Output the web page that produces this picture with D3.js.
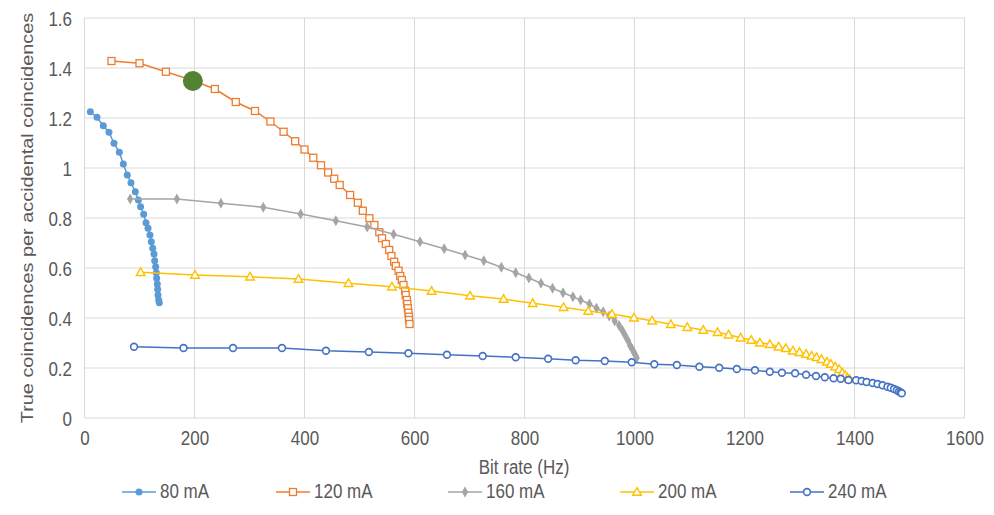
<!DOCTYPE html>
<html><head><meta charset="utf-8">
<script src="https://cdn.jsdelivr.net/npm/d3@7"></script>
<style>body{margin:0;background:#fff}svg{display:block;font-family:"Liberation Sans",Arial,sans-serif}</style>
</head><body><svg id="c" width="994" height="515"></svg>
<script>
const xTicks = [0,200,400,600,800,1000,1200,1400,1600];
const yTicks = [0,0.2,0.4,0.6,0.8,1,1.2,1.4,1.6];
const seriesNames = ["80 mA","120 mA","160 mA","200 mA","240 mA"];
const x80 = [10.6,22.7,34.2,44.5,53.6,63.3,70.6,77.8,84.5,92.4,97.9,102,107.6,111.8,115.5,119,121.5,124,126.4,127.6,129.4,130.6,131.2,132.4,133,133.6,134.9,136];
const y80 = [1.225,1.203,1.169,1.143,1.099,1.063,1.016,0.972,0.941,0.905,0.872,0.845,0.815,0.781,0.759,0.732,0.705,0.679,0.656,0.629,0.605,0.581,0.559,0.536,0.515,0.492,0.472,0.461];
const x120 = [49,100,148,197,237,275,310,338,362,383,400,416,430,443,454,464,483,497,506,518,527,536,541,548,554,558,563,566,571,574,577,580,583,584,586,587,588,589,590,590,591];
const y120 = [1.428,1.419,1.385,1.35,1.316,1.264,1.228,1.186,1.145,1.107,1.074,1.041,1.011,0.982,0.957,0.932,0.892,0.861,0.829,0.799,0.772,0.743,0.719,0.696,0.672,0.648,0.625,0.608,0.589,0.568,0.552,0.532,0.509,0.492,0.472,0.456,0.439,0.421,0.405,0.392,0.376];
const x160 = [83,168,248,325,393,457,514,562,610,654,692,726,758,784,808,830,851,870,888,902,918,931,943,954,964,972,978,983,988,992,996,999,1002,1004];
const y160 = [0.876,0.876,0.859,0.843,0.816,0.789,0.764,0.735,0.705,0.677,0.652,0.629,0.603,0.581,0.56,0.539,0.519,0.501,0.485,0.472,0.456,0.439,0.425,0.408,0.388,0.37,0.35,0.33,0.31,0.29,0.275,0.262,0.25,0.24];
const x200 = [102,201,301,389,480,559,631,701,762,815,871,916,959,999,1032,1066,1096,1125,1151,1171,1193,1212,1228,1246,1262,1275,1288,1300,1312,1322,1331,1340,1350,1357,1365,1372,1378,1383,1387,1391];
const y200 = [0.583,0.572,0.565,0.556,0.539,0.525,0.508,0.489,0.476,0.459,0.443,0.428,0.416,0.401,0.389,0.375,0.363,0.352,0.343,0.333,0.321,0.312,0.301,0.295,0.285,0.279,0.269,0.263,0.256,0.249,0.243,0.235,0.225,0.216,0.205,0.195,0.181,0.171,0.161,0.155];
const x240 = [90,180,270,359,439,517,589,659,724,784,843,893,946,995,1036,1077,1118,1154,1186,1219,1246,1268,1292,1312,1330,1346,1362,1375,1389,1403,1413,1422,1433,1442,1451,1460,1466,1472,1477,1481,1484,1486];
const y240 = [0.285,0.28,0.28,0.28,0.269,0.264,0.259,0.253,0.248,0.243,0.237,0.231,0.228,0.223,0.215,0.212,0.205,0.201,0.196,0.191,0.185,0.181,0.179,0.173,0.168,0.163,0.159,0.157,0.152,0.151,0.148,0.144,0.14,0.136,0.131,0.125,0.121,0.116,0.111,0.106,0.102,0.099];
const highlightX = [197];
const highlightY = [1.348];

const colors = ["#5B9BD5","#ED7D31","#A5A5A5","#FFC000","#4472C4"];
const markers = ["dot","square","diamond","triangle","circle"];
const xs = [x80,x120,x160,x200,x240], ys = [y80,y120,y160,y200,y240];
const series = seriesNames.map((n,i)=>({name:n,color:colors[i],marker:markers[i],pts:xs[i].map((v,j)=>[v,ys[i][j]])}));

const FS = 17, STRETCH = 1.15, TXT = "#595959";
const svg = d3.select("#c");
const x = d3.scaleLinear().domain([0,1600]).range([84.5,964.5]);
const y = d3.scaleLinear().domain([0,1.6]).range([418,18]);

// gridlines
const g = svg.append("g");
g.selectAll(".vg").data(xTicks).join("line").attr("x1",d=>x(d)).attr("x2",d=>x(d)).attr("y1",y(0)).attr("y2",y(1.6)).attr("stroke","#d9d9d9").attr("stroke-width",1);
g.selectAll(".hg").data(yTicks).join("line").attr("y1",d=>y(d)).attr("y2",d=>y(d)).attr("x1",x(0)).attr("x2",x(1600)).attr("stroke","#d9d9d9").attr("stroke-width",1);

// axes (labels stretched vertically like the reference)
const xa = svg.append("g").attr("transform",`translate(0,${y(0)})`).call(d3.axisBottom(x).tickValues(xTicks).tickSize(0).tickFormat(d3.format("d")));
const ya = svg.append("g").attr("transform",`translate(${x(0)},0)`).call(d3.axisLeft(y).tickValues(yTicks).tickSize(0).tickFormat(d=>String(+d.toFixed(1))));
[xa,ya].forEach(a=>{a.select(".domain").remove();a.selectAll("text").attr("fill",TXT).attr("font-size",FS).attr("font-family","'Liberation Sans',Arial,sans-serif").attr("dy",null).attr("x",null).attr("y",null);});
xa.selectAll("text").attr("transform",`translate(0,27) scale(1,${STRETCH})`);
ya.selectAll("text").attr("transform",`translate(-12.5,7) scale(1,${STRETCH})`);

function stext(tx,ty,str,anchor){
  svg.append("g").attr("transform",`translate(${tx},${ty}) scale(1,${STRETCH})`)
    .append("text").attr("text-anchor",anchor||"start").attr("fill",TXT).attr("font-size",FS).text(str);
}
stext(524,474,"Bit rate (Hz)","middle");
svg.append("g").attr("transform","translate(33,218) rotate(-90) scale(1.17,1)")
  .append("text").attr("text-anchor","middle").attr("fill",TXT).attr("font-size",FS).text("True coincidences per accidental coincidences");

function drawMarker(sel, type, color){
  if(type==="dot") sel.append("circle").attr("r",3.5).attr("fill",color);
  else if(type==="circle") sel.append("circle").attr("r",3.4).attr("fill","#fff").attr("stroke",color).attr("stroke-width",1.6);
  else if(type==="square") sel.append("rect").attr("x",-3.5).attr("y",-3.5).attr("width",7).attr("height",7).attr("fill","#fff").attr("stroke",color).attr("stroke-width",1.3);
  else if(type==="diamond") sel.append("path").attr("d",d3.symbol(d3.symbolDiamond,34)()).attr("fill",color);
  else if(type==="triangle") sel.append("path").attr("d","M0,-4.3L4.3,3.2L-4.3,3.2Z").attr("fill","#fff").attr("stroke",color).attr("stroke-width",1.4);
}

const line = d3.line().x(d=>x(d[0])).y(d=>y(d[1]));
series.forEach(s=>{
  const sg = svg.append("g");
  sg.append("path").attr("d",line(s.pts)).attr("fill","none").attr("stroke",s.color).attr("stroke-width",1.5);
  sg.selectAll("g.m").data(s.pts).join("g").attr("class","m").attr("transform",d=>`translate(${x(d[0])},${y(d[1])})`).each(function(){drawMarker(d3.select(this),s.marker,s.color);});
});

svg.selectAll("circle.hl").data(highlightX).join("circle").attr("class","hl").attr("cx",d=>x(d)).attr("cy",(d,i)=>y(highlightY[i])).attr("r",10).attr("fill","#548235");

// legend
const legX = [122,276,448,620,790];
series.forEach((s,i)=>{
  const lg = svg.append("g").attr("transform",`translate(${legX[i]},492)`);
  lg.append("line").attr("x1",0).attr("x2",34).attr("stroke",s.color).attr("stroke-width",1.5);
  const m = lg.append("g").attr("transform","translate(17,0)");
  drawMarker(m,s.marker,s.color);
  stext(legX[i]+38,498,s.name,"start");
});
</script></body></html>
● ● ● ●
#### EXERCISE REQUIREMENTS
Copy the data word for word. Pictures do not go in the copy.

#### REPLY
Output the web page that produces this picture with D3.js.
<!DOCTYPE html>
<html><head><meta charset="utf-8">
<script src="https://cdn.jsdelivr.net/npm/d3@7"></script>
<style>body{margin:0;background:#fff}svg{display:block;font-family:"Liberation Sans",Arial,sans-serif}</style>
</head><body><svg id="c" width="994" height="515"></svg>
<script>
const xTicks = [0,200,400,600,800,1000,1200,1400,1600];
const yTicks = [0,0.2,0.4,0.6,0.8,1,1.2,1.4,1.6];
const seriesNames = ["80 mA","120 mA","160 mA","200 mA","240 mA"];
const x80 = [10.6,22.7,34.2,44.5,53.6,63.3,70.6,77.8,84.5,92.4,97.9,102,107.6,111.8,115.5,119,121.5,124,126.4,127.6,129.4,130.6,131.2,132.4,133,133.6,134.9,136];
const y80 = [1.225,1.203,1.169,1.143,1.099,1.063,1.016,0.972,0.941,0.905,0.872,0.845,0.815,0.781,0.759,0.732,0.705,0.679,0.656,0.629,0.605,0.581,0.559,0.536,0.515,0.492,0.472,0.461];
const x120 = [49,100,148,197,237,275,310,338,362,383,400,416,430,443,454,464,483,497,506,518,527,536,541,548,554,558,563,566,571,574,577,580,583,584,586,587,588,589,590,590,591];
const y120 = [1.428,1.419,1.385,1.35,1.316,1.264,1.228,1.186,1.145,1.107,1.074,1.041,1.011,0.982,0.957,0.932,0.892,0.861,0.829,0.799,0.772,0.743,0.719,0.696,0.672,0.648,0.625,0.608,0.589,0.568,0.552,0.532,0.509,0.492,0.472,0.456,0.439,0.421,0.405,0.392,0.376];
const x160 = [83,168,248,325,393,457,514,562,610,654,692,726,758,784,808,830,851,870,888,902,918,931,943,954,964,972,978,983,988,992,996,999,1002,1004];
const y160 = [0.876,0.876,0.859,0.843,0.816,0.789,0.764,0.735,0.705,0.677,0.652,0.629,0.603,0.581,0.56,0.539,0.519,0.501,0.485,0.472,0.456,0.439,0.425,0.408,0.388,0.37,0.35,0.33,0.31,0.29,0.275,0.262,0.25,0.24];
const x200 = [102,201,301,389,480,559,631,701,762,815,871,916,959,999,1032,1066,1096,1125,1151,1171,1193,1212,1228,1246,1262,1275,1288,1300,1312,1322,1331,1340,1350,1357,1365,1372,1378,1383,1387,1391];
const y200 = [0.583,0.572,0.565,0.556,0.539,0.525,0.508,0.489,0.476,0.459,0.443,0.428,0.416,0.401,0.389,0.375,0.363,0.352,0.343,0.333,0.321,0.312,0.301,0.295,0.285,0.279,0.269,0.263,0.256,0.249,0.243,0.235,0.225,0.216,0.205,0.195,0.181,0.171,0.161,0.155];
const x240 = [90,180,270,359,439,517,589,659,724,784,843,893,946,995,1036,1077,1118,1154,1186,1219,1246,1268,1292,1312,1330,1346,1362,1375,1389,1403,1413,1422,1433,1442,1451,1460,1466,1472,1477,1481,1484,1486];
const y240 = [0.285,0.28,0.28,0.28,0.269,0.264,0.259,0.253,0.248,0.243,0.237,0.231,0.228,0.223,0.215,0.212,0.205,0.201,0.196,0.191,0.185,0.181,0.179,0.173,0.168,0.163,0.159,0.157,0.152,0.151,0.148,0.144,0.14,0.136,0.131,0.125,0.121,0.116,0.111,0.106,0.102,0.099];
const highlightX = [197];
const highlightY = [1.348];

const colors = ["#5B9BD5","#ED7D31","#A5A5A5","#FFC000","#4472C4"];
const markers = ["dot","square","diamond","triangle","circle"];
const xs = [x80,x120,x160,x200,x240], ys = [y80,y120,y160,y200,y240];
const series = seriesNames.map((n,i)=>({name:n,color:colors[i],marker:markers[i],pts:xs[i].map((v,j)=>[v,ys[i][j]])}));

const FS = 17, STRETCH = 1.15, TXT = "#595959";
const svg = d3.select("#c");
const x = d3.scaleLinear().domain([0,1600]).range([84.5,964.5]);
const y = d3.scaleLinear().domain([0,1.6]).range([418,18]);

// gridlines
const g = svg.append("g");
g.selectAll(".vg").data(xTicks).join("line").attr("x1",d=>x(d)).attr("x2",d=>x(d)).attr("y1",y(0)).attr("y2",y(1.6)).attr("stroke","#d9d9d9").attr("stroke-width",1);
g.selectAll(".hg").data(yTicks).join("line").attr("y1",d=>y(d)).attr("y2",d=>y(d)).attr("x1",x(0)).attr("x2",x(1600)).attr("stroke","#d9d9d9").attr("stroke-width",1);

// axes (labels stretched vertically like the reference)
const xa = svg.append("g").attr("transform",`translate(0,${y(0)})`).call(d3.axisBottom(x).tickValues(xTicks).tickSize(0).tickFormat(d3.format("d")));
const ya = svg.append("g").attr("transform",`translate(${x(0)},0)`).call(d3.axisLeft(y).tickValues(yTicks).tickSize(0).tickFormat(d=>String(+d.toFixed(1))));
[xa,ya].forEach(a=>{a.select(".domain").remove();a.selectAll("text").attr("fill",TXT).attr("font-size",FS).attr("font-family","'Liberation Sans',Arial,sans-serif").attr("dy",null).attr("x",null).attr("y",null);});
xa.selectAll("text").attr("transform",`translate(0,27) scale(1,${STRETCH})`);
ya.selectAll("text").attr("transform",`translate(-12.5,7) scale(1,${STRETCH})`);

function stext(tx,ty,str,anchor){
  svg.append("g").attr("transform",`translate(${tx},${ty}) scale(1,${STRETCH})`)
    .append("text").attr("text-anchor",anchor||"start").attr("fill",TXT).attr("font-size",FS).text(str);
}
stext(524,474,"Bit rate (Hz)","middle");
svg.append("g").attr("transform","translate(33,218) rotate(-90) scale(1.17,1)")
  .append("text").attr("text-anchor","middle").attr("fill",TXT).attr("font-size",FS).text("True coincidences per accidental coincidences");

function drawMarker(sel, type, color){
  if(type==="dot") sel.append("circle").attr("r",3.5).attr("fill",color);
  else if(type==="circle") sel.append("circle").attr("r",3.4).attr("fill","#fff").attr("stroke",color).attr("stroke-width",1.6);
  else if(type==="square") sel.append("rect").attr("x",-3.5).attr("y",-3.5).attr("width",7).attr("height",7).attr("fill","#fff").attr("stroke",color).attr("stroke-width",1.3);
  else if(type==="diamond") sel.append("path").attr("d",d3.symbol(d3.symbolDiamond,34)()).attr("fill",color);
  else if(type==="triangle") sel.append("path").attr("d","M0,-4.3L4.3,3.2L-4.3,3.2Z").attr("fill","#fff").attr("stroke",color).attr("stroke-width",1.4);
}

const line = d3.line().x(d=>x(d[0])).y(d=>y(d[1]));
series.forEach(s=>{
  const sg = svg.append("g");
  sg.append("path").attr("d",line(s.pts)).attr("fill","none").attr("stroke",s.color).attr("stroke-width",1.5);
  sg.selectAll("g.m").data(s.pts).join("g").attr("class","m").attr("transform",d=>`translate(${x(d[0])},${y(d[1])})`).each(function(){drawMarker(d3.select(this),s.marker,s.color);});
});

svg.selectAll("circle.hl").data(highlightX).join("circle").attr("class","hl").attr("cx",d=>x(d)).attr("cy",(d,i)=>y(highlightY[i])).attr("r",10).attr("fill","#548235");

// legend
const legX = [122,276,448,620,790];
series.forEach((s,i)=>{
  const lg = svg.append("g").attr("transform",`translate(${legX[i]},492)`);
  lg.append("line").attr("x1",0).attr("x2",34).attr("stroke",s.color).attr("stroke-width",1.5);
  const m = lg.append("g").attr("transform","translate(17,0)");
  drawMarker(m,s.marker,s.color);
  stext(legX[i]+38,498,s.name,"start");
});
</script></body></html>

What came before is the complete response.